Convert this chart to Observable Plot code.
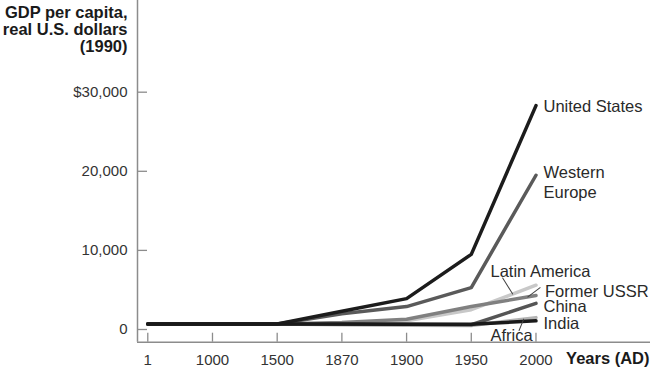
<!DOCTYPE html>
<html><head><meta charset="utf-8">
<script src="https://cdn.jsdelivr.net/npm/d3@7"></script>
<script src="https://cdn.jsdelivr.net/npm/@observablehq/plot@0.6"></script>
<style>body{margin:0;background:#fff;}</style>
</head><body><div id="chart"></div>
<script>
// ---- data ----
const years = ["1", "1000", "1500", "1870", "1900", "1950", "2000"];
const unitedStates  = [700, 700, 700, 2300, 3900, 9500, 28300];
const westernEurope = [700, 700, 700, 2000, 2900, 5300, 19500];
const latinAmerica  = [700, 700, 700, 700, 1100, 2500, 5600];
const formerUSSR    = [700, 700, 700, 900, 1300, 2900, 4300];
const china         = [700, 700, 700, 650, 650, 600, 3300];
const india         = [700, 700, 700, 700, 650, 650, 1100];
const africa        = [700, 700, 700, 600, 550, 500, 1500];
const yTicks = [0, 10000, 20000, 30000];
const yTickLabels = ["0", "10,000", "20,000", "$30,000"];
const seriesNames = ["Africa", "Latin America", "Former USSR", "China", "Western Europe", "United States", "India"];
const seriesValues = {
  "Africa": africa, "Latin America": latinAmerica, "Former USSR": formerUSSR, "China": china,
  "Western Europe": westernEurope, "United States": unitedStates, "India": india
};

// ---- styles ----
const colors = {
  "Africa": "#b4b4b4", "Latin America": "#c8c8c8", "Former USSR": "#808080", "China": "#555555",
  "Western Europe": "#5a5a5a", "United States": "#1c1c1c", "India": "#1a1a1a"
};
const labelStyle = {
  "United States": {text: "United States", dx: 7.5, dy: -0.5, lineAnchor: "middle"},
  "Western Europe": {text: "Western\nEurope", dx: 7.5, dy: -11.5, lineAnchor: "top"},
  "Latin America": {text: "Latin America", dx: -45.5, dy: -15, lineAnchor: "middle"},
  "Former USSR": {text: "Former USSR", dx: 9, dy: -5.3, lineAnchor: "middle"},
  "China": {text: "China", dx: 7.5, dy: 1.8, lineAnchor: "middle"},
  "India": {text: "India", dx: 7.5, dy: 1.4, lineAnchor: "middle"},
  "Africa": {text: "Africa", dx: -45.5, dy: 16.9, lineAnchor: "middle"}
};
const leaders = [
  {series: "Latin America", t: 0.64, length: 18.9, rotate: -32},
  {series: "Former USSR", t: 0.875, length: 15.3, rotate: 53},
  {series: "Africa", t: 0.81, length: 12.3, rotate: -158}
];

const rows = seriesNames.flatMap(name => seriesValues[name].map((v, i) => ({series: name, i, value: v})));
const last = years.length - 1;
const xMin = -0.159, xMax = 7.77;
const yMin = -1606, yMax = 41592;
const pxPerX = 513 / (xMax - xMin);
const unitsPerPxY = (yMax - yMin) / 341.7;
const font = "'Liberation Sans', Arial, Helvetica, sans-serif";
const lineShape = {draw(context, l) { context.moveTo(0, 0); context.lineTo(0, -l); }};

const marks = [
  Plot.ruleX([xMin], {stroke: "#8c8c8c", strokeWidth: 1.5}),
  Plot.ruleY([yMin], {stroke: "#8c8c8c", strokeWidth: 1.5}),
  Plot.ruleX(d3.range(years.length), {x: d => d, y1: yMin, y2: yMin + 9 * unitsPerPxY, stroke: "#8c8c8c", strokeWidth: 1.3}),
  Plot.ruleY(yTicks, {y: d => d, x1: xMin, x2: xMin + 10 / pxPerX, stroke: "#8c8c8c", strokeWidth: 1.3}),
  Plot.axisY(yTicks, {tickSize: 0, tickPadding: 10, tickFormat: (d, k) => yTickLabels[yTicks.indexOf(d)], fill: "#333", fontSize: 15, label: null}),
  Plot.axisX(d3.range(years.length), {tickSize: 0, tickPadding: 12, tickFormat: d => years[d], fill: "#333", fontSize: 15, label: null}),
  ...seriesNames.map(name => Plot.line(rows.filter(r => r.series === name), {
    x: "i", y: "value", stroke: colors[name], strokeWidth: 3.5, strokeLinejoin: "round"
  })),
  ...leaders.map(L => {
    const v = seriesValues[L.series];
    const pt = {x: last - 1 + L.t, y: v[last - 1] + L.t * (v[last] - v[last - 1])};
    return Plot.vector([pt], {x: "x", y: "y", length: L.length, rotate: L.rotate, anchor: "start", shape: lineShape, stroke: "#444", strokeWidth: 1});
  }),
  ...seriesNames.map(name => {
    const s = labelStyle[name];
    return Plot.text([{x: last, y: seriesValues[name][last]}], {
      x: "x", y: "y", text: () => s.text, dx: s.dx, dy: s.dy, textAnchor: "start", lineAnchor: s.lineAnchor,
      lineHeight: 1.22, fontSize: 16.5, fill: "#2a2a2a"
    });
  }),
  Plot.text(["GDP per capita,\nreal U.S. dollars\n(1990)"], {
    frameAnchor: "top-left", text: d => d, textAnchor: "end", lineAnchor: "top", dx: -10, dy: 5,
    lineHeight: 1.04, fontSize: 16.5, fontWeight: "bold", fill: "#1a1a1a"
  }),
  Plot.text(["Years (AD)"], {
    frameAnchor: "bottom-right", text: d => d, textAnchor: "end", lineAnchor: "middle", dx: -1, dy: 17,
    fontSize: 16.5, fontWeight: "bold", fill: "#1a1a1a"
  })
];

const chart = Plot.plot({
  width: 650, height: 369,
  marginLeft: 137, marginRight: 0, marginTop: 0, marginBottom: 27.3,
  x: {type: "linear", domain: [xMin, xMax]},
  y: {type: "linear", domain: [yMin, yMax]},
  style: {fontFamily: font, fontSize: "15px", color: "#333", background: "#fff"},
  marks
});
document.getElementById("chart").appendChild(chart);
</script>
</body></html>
+---+
Aim of the task ▸ Repeat the material exactly as it reads, without any of its pictures.

Written reply ▸
Convert this chart to Observable Plot code.
<!DOCTYPE html>
<html><head><meta charset="utf-8">
<script src="https://cdn.jsdelivr.net/npm/d3@7"></script>
<script src="https://cdn.jsdelivr.net/npm/@observablehq/plot@0.6"></script>
<style>body{margin:0;background:#fff;}</style>
</head><body><div id="chart"></div>
<script>
// ---- data ----
const years = ["1", "1000", "1500", "1870", "1900", "1950", "2000"];
const unitedStates  = [700, 700, 700, 2300, 3900, 9500, 28300];
const westernEurope = [700, 700, 700, 2000, 2900, 5300, 19500];
const latinAmerica  = [700, 700, 700, 700, 1100, 2500, 5600];
const formerUSSR    = [700, 700, 700, 900, 1300, 2900, 4300];
const china         = [700, 700, 700, 650, 650, 600, 3300];
const india         = [700, 700, 700, 700, 650, 650, 1100];
const africa        = [700, 700, 700, 600, 550, 500, 1500];
const yTicks = [0, 10000, 20000, 30000];
const yTickLabels = ["0", "10,000", "20,000", "$30,000"];
const seriesNames = ["Africa", "Latin America", "Former USSR", "China", "Western Europe", "United States", "India"];
const seriesValues = {
  "Africa": africa, "Latin America": latinAmerica, "Former USSR": formerUSSR, "China": china,
  "Western Europe": westernEurope, "United States": unitedStates, "India": india
};

// ---- styles ----
const colors = {
  "Africa": "#b4b4b4", "Latin America": "#c8c8c8", "Former USSR": "#808080", "China": "#555555",
  "Western Europe": "#5a5a5a", "United States": "#1c1c1c", "India": "#1a1a1a"
};
const labelStyle = {
  "United States": {text: "United States", dx: 7.5, dy: -0.5, lineAnchor: "middle"},
  "Western Europe": {text: "Western\nEurope", dx: 7.5, dy: -11.5, lineAnchor: "top"},
  "Latin America": {text: "Latin America", dx: -45.5, dy: -15, lineAnchor: "middle"},
  "Former USSR": {text: "Former USSR", dx: 9, dy: -5.3, lineAnchor: "middle"},
  "China": {text: "China", dx: 7.5, dy: 1.8, lineAnchor: "middle"},
  "India": {text: "India", dx: 7.5, dy: 1.4, lineAnchor: "middle"},
  "Africa": {text: "Africa", dx: -45.5, dy: 16.9, lineAnchor: "middle"}
};
const leaders = [
  {series: "Latin America", t: 0.64, length: 18.9, rotate: -32},
  {series: "Former USSR", t: 0.875, length: 15.3, rotate: 53},
  {series: "Africa", t: 0.81, length: 12.3, rotate: -158}
];

const rows = seriesNames.flatMap(name => seriesValues[name].map((v, i) => ({series: name, i, value: v})));
const last = years.length - 1;
const xMin = -0.159, xMax = 7.77;
const yMin = -1606, yMax = 41592;
const pxPerX = 513 / (xMax - xMin);
const unitsPerPxY = (yMax - yMin) / 341.7;
const font = "'Liberation Sans', Arial, Helvetica, sans-serif";
const lineShape = {draw(context, l) { context.moveTo(0, 0); context.lineTo(0, -l); }};

const marks = [
  Plot.ruleX([xMin], {stroke: "#8c8c8c", strokeWidth: 1.5}),
  Plot.ruleY([yMin], {stroke: "#8c8c8c", strokeWidth: 1.5}),
  Plot.ruleX(d3.range(years.length), {x: d => d, y1: yMin, y2: yMin + 9 * unitsPerPxY, stroke: "#8c8c8c", strokeWidth: 1.3}),
  Plot.ruleY(yTicks, {y: d => d, x1: xMin, x2: xMin + 10 / pxPerX, stroke: "#8c8c8c", strokeWidth: 1.3}),
  Plot.axisY(yTicks, {tickSize: 0, tickPadding: 10, tickFormat: (d, k) => yTickLabels[yTicks.indexOf(d)], fill: "#333", fontSize: 15, label: null}),
  Plot.axisX(d3.range(years.length), {tickSize: 0, tickPadding: 12, tickFormat: d => years[d], fill: "#333", fontSize: 15, label: null}),
  ...seriesNames.map(name => Plot.line(rows.filter(r => r.series === name), {
    x: "i", y: "value", stroke: colors[name], strokeWidth: 3.5, strokeLinejoin: "round"
  })),
  ...leaders.map(L => {
    const v = seriesValues[L.series];
    const pt = {x: last - 1 + L.t, y: v[last - 1] + L.t * (v[last] - v[last - 1])};
    return Plot.vector([pt], {x: "x", y: "y", length: L.length, rotate: L.rotate, anchor: "start", shape: lineShape, stroke: "#444", strokeWidth: 1});
  }),
  ...seriesNames.map(name => {
    const s = labelStyle[name];
    return Plot.text([{x: last, y: seriesValues[name][last]}], {
      x: "x", y: "y", text: () => s.text, dx: s.dx, dy: s.dy, textAnchor: "start", lineAnchor: s.lineAnchor,
      lineHeight: 1.22, fontSize: 16.5, fill: "#2a2a2a"
    });
  }),
  Plot.text(["GDP per capita,\nreal U.S. dollars\n(1990)"], {
    frameAnchor: "top-left", text: d => d, textAnchor: "end", lineAnchor: "top", dx: -10, dy: 5,
    lineHeight: 1.04, fontSize: 16.5, fontWeight: "bold", fill: "#1a1a1a"
  }),
  Plot.text(["Years (AD)"], {
    frameAnchor: "bottom-right", text: d => d, textAnchor: "end", lineAnchor: "middle", dx: -1, dy: 17,
    fontSize: 16.5, fontWeight: "bold", fill: "#1a1a1a"
  })
];

const chart = Plot.plot({
  width: 650, height: 369,
  marginLeft: 137, marginRight: 0, marginTop: 0, marginBottom: 27.3,
  x: {type: "linear", domain: [xMin, xMax]},
  y: {type: "linear", domain: [yMin, yMax]},
  style: {fontFamily: font, fontSize: "15px", color: "#333", background: "#fff"},
  marks
});
document.getElementById("chart").appendChild(chart);
</script>
</body></html>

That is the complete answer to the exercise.